> _Given instruction_: Do not repeat pictures. Repeat exactly the lines of the listing below from its first line through the line with "(0,0) rectangle (443,400);".

====== Collected material

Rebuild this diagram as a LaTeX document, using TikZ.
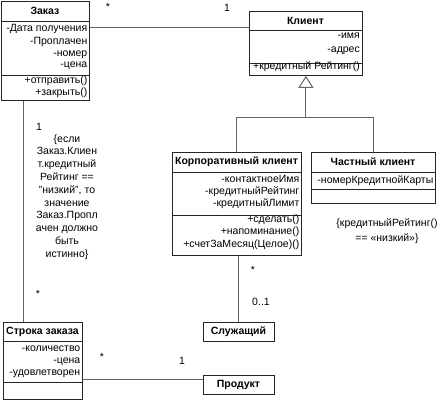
\documentclass[tikz,border=0pt]{standalone}
\usepackage{fontspec}
\setmainfont{Liberation Sans}
\usetikzlibrary{arrows.meta}
\newcommand\fs{\fontsize{10.5}{12}\selectfont}
\begin{document}
\begin{tikzpicture}[x=1pt,y=-1pt,
  box/.style={draw=black!85, line width=0.8pt, inner sep=0pt, anchor=north west},
  sepline/.style={draw=black!85, line width=0.8pt},
  cname/.style={font=\fs\bfseries, inner sep=0pt},
  attr/.style={font=\fs, inner sep=0pt, anchor=east, text height=7.5pt, text depth=2pt},
  conn/.style={draw=black!60, line width=1pt},
  mult/.style={font=\fs, inner sep=0pt},
  note/.style={font=\fontsize{10.5}{12.8}\selectfont, inner sep=0pt, align=center}
]
\useasboundingbox (0,0) rectangle (443,400);

% boxes
\node[box, minimum width=88pt, minimum height=99pt] (zakaz) at (1,1) {};
\node[box, minimum width=113pt, minimum height=64pt] (klient) at (249,11) {};
\node[box, minimum width=129pt, minimum height=103pt] (corp) at (172,152) {};
\node[box, minimum width=124pt, minimum height=51pt] (chast) at (311,152) {};
\node[box, minimum width=71pt, minimum height=19pt] (sluzh) at (203,322) {};
\node[box, minimum width=79pt, minimum height=76.5pt] (stroka) at (3,322) {};
\node[box, minimum width=71pt, minimum height=19pt] (prod) at (203,375) {};

% compartments
\draw[sepline] (zakaz.west |- 0,21) -- (zakaz.east |- 0,21);
\draw[sepline] (zakaz.west |- 0,75) -- (zakaz.east |- 0,75);
\draw[sepline] (klient.west |- 0,30) -- (klient.east |- 0,30);
\draw[sepline] (klient.west |- 0,63) -- (klient.east |- 0,63);
\draw[sepline] (corp.west |- 0,172) -- (corp.east |- 0,172);
\draw[sepline] (corp.west |- 0,215) -- (corp.east |- 0,215);
\draw[sepline] (chast.west |- 0,172) -- (chast.east |- 0,172);
\draw[sepline] (chast.west |- 0,189) -- (chast.east |- 0,189);
\draw[sepline] (stroka.west |- 0,341) -- (stroka.east |- 0,341);
\draw[sepline] (stroka.west |- 0,382) -- (stroka.east |- 0,382);

% titles
\node[cname] (tzakaz) at (45,11) {Заказ};
\node[cname] (tklient) at (305.5,20.5) {Клиент};
\node[cname] (tcorp) at (236.5,162) {Корпоративный клиент};
\node[cname] (tchast) at (373,162) {Частный клиент};
\node[cname] (tsluzh) at (238.5,331.5) {Служащий};
\node[cname] (tstroka) at (42.5,331.5) {Строка заказа};
\node[cname] (tprod) at (238.5,384.5) {Продукт};

% attributes / operations
\node[attr] (z1) at (87.5,29) {-Дата получения};
\node[attr] (z2) at (87.5,41.5) {-Проплачен};
\node[attr] (z3) at (87.5,53.5) {-номер};
\node[attr] (z4) at (87.5,65) {-цена};
\node[attr] (z5) at (87.5,81) {+отправить()};
\node[attr] (z6) at (87.5,93) {+закрыть()};

\node[attr] (k1) at (360,36) {-имя};
\node[attr] (k2) at (360,49.5) {-адрес};
\node[attr] (k3) at (360,67) {+кредитный Рейтинг()};

\node[attr] (c1) at (299.5,179.5) {-контактноеИмя};
\node[attr] (c2) at (299.5,191.5) {-кредитныйРейтинг};
\node[attr] (c3) at (299.5,203.5) {-кредитныйЛимит};
\node[attr] (c4) at (299.5,220) {+сделать()};
\node[attr] (c5) at (299.5,232) {+напоминание()};
\node[attr] (c6) at (299.5,245) {+счетЗаМесяц(Целое)()};

\node[attr] (h1) at (433.5,181) {-номерКредитнойКарты};

\node[attr] (s1) at (80.5,349) {-количество};
\node[attr] (s2) at (80.5,361) {-цена};
\node[attr] (s3) at (80.5,373) {-удовлетворен};

% connectors
\draw[conn] (zakaz.east |- 0,27) -- (klient.west |- 0,27);
\draw[conn, -{Triangle[open, length=12pt, width=15pt]}] (corp.north) |- (klient.south |- 0,117) -- (klient.south);
\draw[conn] (chast.north) |- (klient.south |- 0,117);
\draw[conn] ([xshift=22pt]zakaz.south west) -- ([xshift=20pt]stroka.north west);
\draw[conn] (corp.south -| sluzh.north) -- (sluzh.north);
\draw[conn] (stroka.east |- 0,379) -- (prod.west |- 0,379);

% multiplicities
\node[mult] (m1) at (108,7) {*};
\node[mult] (m2) at (227,8) {1};
\node[mult] (m3) at (39,127) {1};
\node[mult] (m4) at (38,294) {*};
\node[mult] (m5) at (253,270) {*};
\node[mult] (m6) at (261,302) {0..1};
\node[mult] (m7) at (102,357) {*};
\node[mult] (m8) at (182,361) {1};

% constraints
\node[note] (n1) at (67,197) {\{если\\Заказ.Клиен\\т.кредитный\\Рейтинг ==\\"низкий", то\\значение\\Заказ.Пропл\\ачен должно\\быть\\истинно\}};
\node[note, font=\fontsize{10.5}{15}\selectfont] (n2) at (387,231) {\{кредитныйРейтинг()\\== «низкий»\}};
\end{tikzpicture}
\end{document}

============

> _Final result_:
Rebuild this diagram as a LaTeX document, using TikZ.
\documentclass[tikz,border=0pt]{standalone}
\usepackage{fontspec}
\setmainfont{Liberation Sans}
\usetikzlibrary{arrows.meta}
\newcommand\fs{\fontsize{10.5}{12}\selectfont}
\begin{document}
\begin{tikzpicture}[x=1pt,y=-1pt,
  box/.style={draw=black!85, line width=0.8pt, inner sep=0pt, anchor=north west},
  sepline/.style={draw=black!85, line width=0.8pt},
  cname/.style={font=\fs\bfseries, inner sep=0pt},
  attr/.style={font=\fs, inner sep=0pt, anchor=east, text height=7.5pt, text depth=2pt},
  conn/.style={draw=black!60, line width=1pt},
  mult/.style={font=\fs, inner sep=0pt},
  note/.style={font=\fontsize{10.5}{12.8}\selectfont, inner sep=0pt, align=center}
]
\useasboundingbox (0,0) rectangle (443,400);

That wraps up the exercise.